View Single Post
  #19  
Old 02-28-2021, 09:23 PM
jadier jadier is offline
Sarnak


Join Date: Dec 2019
Posts: 220
Default

Quote:
Originally Posted by Isomorphic [You must be logged in to view images. Log in or Register.]
The standard deviation is a property of the underlying distribution, not a sample. Regardless of what you think/feel about OP's reporting, my claim still stands. Given the assumption that the drop rate is 3.5% nothing I said is false. This leads me to your second point. I am assuming what the drop rate is, meaning I am deriving the standard deviation from this assumption. I am not assuming there is some estimation of the drop rate, which suggests that the drop rate in question is a random variable, it's a constant.
Yes, a standard deviation is a property of the distribution. But the reason for applying it is to figure out what the chance you'd observe some data is given the distribution. However, it doesn't work that way if the data are biased.

That is, if you know that the normal chance for something is 10% with a sd of 2% and I tell you, "hey, I got a drop rate of 5% with this dataset where I just ignored all the people who got the drop more often than 7%" you can't just go "oh well 5% is more than 2 sigma away from 10, so I guess the droprate changed". [ I'm not saying DMN did this. This is an extreme example of why using Z-scores to interpret data relies on fair sampling. If sampling isn't, fair, it's meaningless to calculate Z scores ]

In other words, you can only meaningfully interpret a Z score if the sample's fair. If it's a biased sample, it doesn't readily translate to the probability expected from the standard deviation...because it's biased.

Regarding the assumption: the OP's question was whether the drop rate changed. 8 / 224 = 1.5 - 7% drop rate, 1 / 160 (even with the bias) translates to a <0.1 - 3.5% drop rate, and 9 / 384 = 1 - 4%. That is, they're all consistent with one another.

So you're correct that assuming a 3.5% drop rate, 1/160 is an unlikely observation...but my point is that although the point-estimate may vary by 2 sigma, when you account for sample size, even this biased dataset doesn't preclude 3.5%.

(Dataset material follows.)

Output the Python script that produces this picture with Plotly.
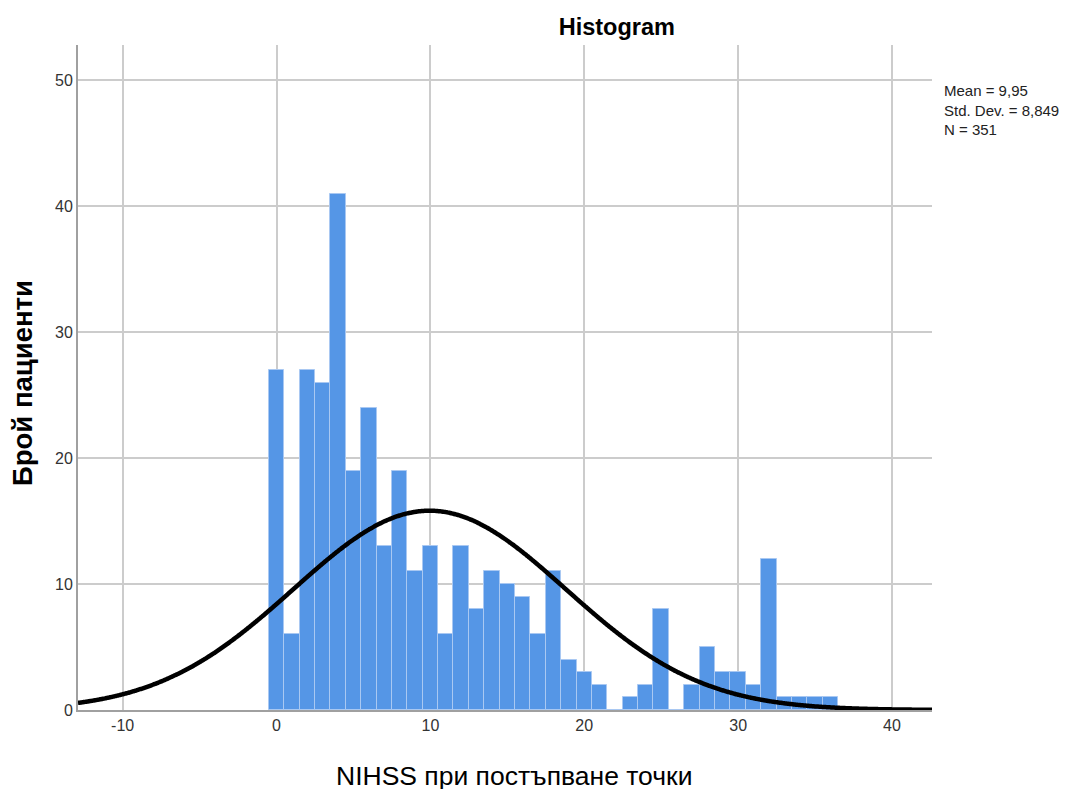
import numpy as np
import plotly.graph_objects as go

# NIHSS score (bin centres) and counts
scores = list(range(0, 37))
counts = [27, 6, 27, 26, 41, 19, 24, 13, 19, 11, 13, 6, 13, 8, 11, 10, 9, 6, 11,
          4, 3, 2, 0, 1, 2, 8, 0, 2, 5, 3, 3, 2, 12, 1, 1, 1, 1]
mean_val = 9.95
sd_val = 8.849
n_val = 351
x_ticks = [-10, 0, 10, 20, 30, 40]
x_tick_text = ["-10", "0", "10", "20", "30", "40"]
y_ticks = [0, 10, 20, 30, 40, 50]

x_range = [-12.9, 42.6]
y_range = [0, 52.8]

# fitted normal curve (bin width 1)
xc = np.linspace(x_range[0], x_range[1], 600)
yc = n_val * 1.0 / (sd_val * np.sqrt(2 * np.pi)) * np.exp(-0.5 * ((xc - mean_val) / sd_val) ** 2)

fig = go.Figure()
fig.add_trace(go.Bar(
    x=scores, y=counts, width=1.0,
    marker=dict(color="#5596E6", line=dict(color="#A9C8F2", width=1)),
    showlegend=False, hoverinfo="x+y"))
fig.add_trace(go.Scatter(
    x=xc, y=yc, mode="lines",
    line=dict(color="black", width=4.5, simplify=False, shape="spline"),
    showlegend=False, hoverinfo="skip"))

fig.update_layout(
    width=1070, height=789,
    margin=dict(l=70, r=146, t=37, b=87),
    paper_bgcolor="white", plot_bgcolor="white",
    font=dict(family="Liberation Sans, Arial, sans-serif", color="#222222"),
    title=dict(text="<b>Histogram</b>", x=0.569, xanchor="center", y=0.976, yanchor="middle",
               font=dict(size=23.5, color="black")),
    bargap=0,
    xaxis=dict(range=x_range, tickvals=x_ticks, ticktext=x_tick_text,
               showgrid=True, gridcolor="#cccccc", gridwidth=1.5,
               zeroline=False, showline=True, linecolor="#a0a0a0", linewidth=2,
               ticks="", tickfont=dict(size=16, color="#333333")),
    yaxis=dict(range=y_range, tickvals=y_ticks, showgrid=True, gridcolor="#cccccc", gridwidth=1.5,
               zeroline=False, showline=True, linecolor="#a0a0a0", linewidth=2,
               ticks="", tickfont=dict(size=16, color="#333333")),
)

# axis titles
fig.add_annotation(
    xref="paper", yref="paper", x=0.5105, y=-0.0992, xanchor="center", yanchor="middle",
    showarrow=False, text="NIHSS при постъпване точки",
    font=dict(size=26.5, color="black"))
fig.add_annotation(
    xref="paper", yref="paper", x=-0.0656, y=0.4917, xanchor="center", yanchor="middle",
    showarrow=False, textangle=-90, text="<b>Брой пациенти</b>",
    font=dict(size=27.5, color="black"))

# statistics box
fig.add_annotation(
    xref="paper", yref="paper", x=1.012, y=0.947, xanchor="left", yanchor="top",
    align="left", showarrow=False,
    text=f"Mean = 9,95<br>Std. Dev. = 8,849<br>N = {n_val}",
    font=dict(size=15, color="#222222"))

fig.write_html("out.html")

Eg, nothing posted here implies the droprate changed at all, even if you assume the true drop rate was exactly 3.5%. OP's friends just had bad luck, and the true drop-rate is uncertain but we'd need way, way, way more evidence to suspect a change.

(edit: tldr; if you assume a 3.5% drop rate, the point estimate of 1/160 is, as Isomorphic says, >2 standard deviations away from 3.5%. However, (1) the data are biased, so there's no way to actually connect a probability to the observation, and (2) even if it weren't biased, 1/160 is still not inconsistent at 95% confidence with a 3.5% drop rate because while an assumed distribution doesn't have error, 160 is a small sample size when dealing with a 3.5% chance event so the confidence interval still overlaps the previously-estimated drop-rate)
Last edited by jadier; 02-28-2021 at 09:52 PM..